FAIRFIELD COUNTY, Conn. -- Third quarter real estate sales in Fairfield County improved by 10 percent over the same time frame in 2014, according to statistics released by William Pitt Sotheby’s International Realty.
The median price fell 5 percent in the third quarter, and is flat over the past 12 months.
Sales were up in Darien (10 percent) and down in New Canaan (4 percent). Activity really took off in Stamford, however, with a 21 percent increase in homes sold. There were 241 transactions in Stamford in the third quarter, and 2,246 in the county.
Homes priced under $1 million moved swiftly in the region, while homes above that figure languished.
“With loosening credit and improving confidence, the first time home buyer has collided with the empty nester to create a strong demand in this sector, with transaction volume 13 percent higher than the third quarter of 2014 and inventory labels stable,’’ the Pitt report said. “Despite strong demand, buyers remain highly discriminating regarding price, condition and location.”
For the year, Stamford home sales have improved 22 percent. Sales have also improved in Darien (6 percent) and New Canaan (4 percent).
The lack of activity in the higher priced homes has dragged down the median sale price in every community. In Stamford, the MSP fell 6 percent for the quarter and is down 7 percent for the year. New Canaan’s median sale price fell 18 percent in the third quarter, while Darien’s stayed flat. Darien’s median sale price is up 8 percent over the past year -- one of the best figures in the county -- while Stamford (7 percent) and New Canaan (4 percent) are down.

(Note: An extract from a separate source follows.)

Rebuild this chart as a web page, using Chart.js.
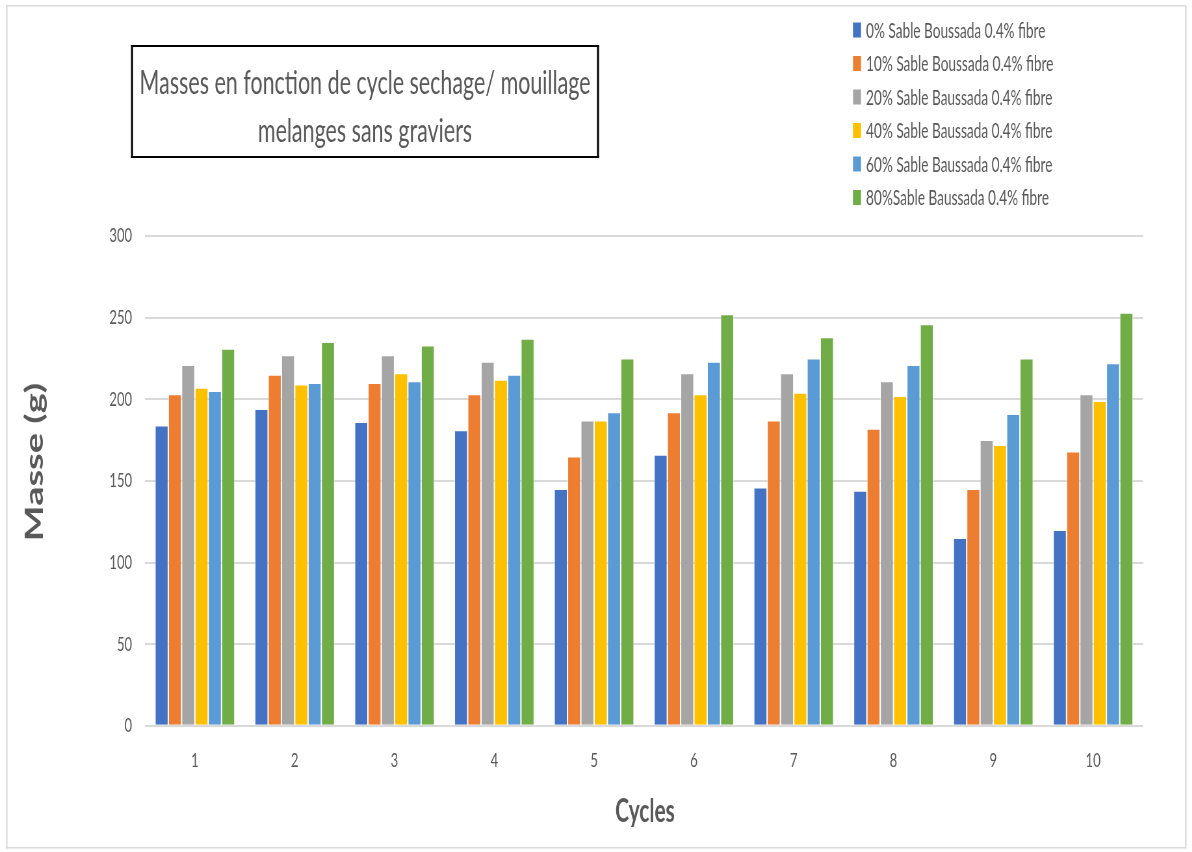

“Builders who have followed the trend towards smaller, walk to town, amenity-rich homes in the middle pricing tier continue to enjoy success,’’ said Paul Breunich, Pitt's President and CEO. “As older small homes in close to town or in-town locations become available for sale, builders are purchasing them at a rapid rate and building new homes that meet the needs of today’s buyers, thereby rejuvenating neighborhoods at a rapid pace. This has the effect of meeting the needs of multiple age categories and enriching the fabric of the downtown areas.”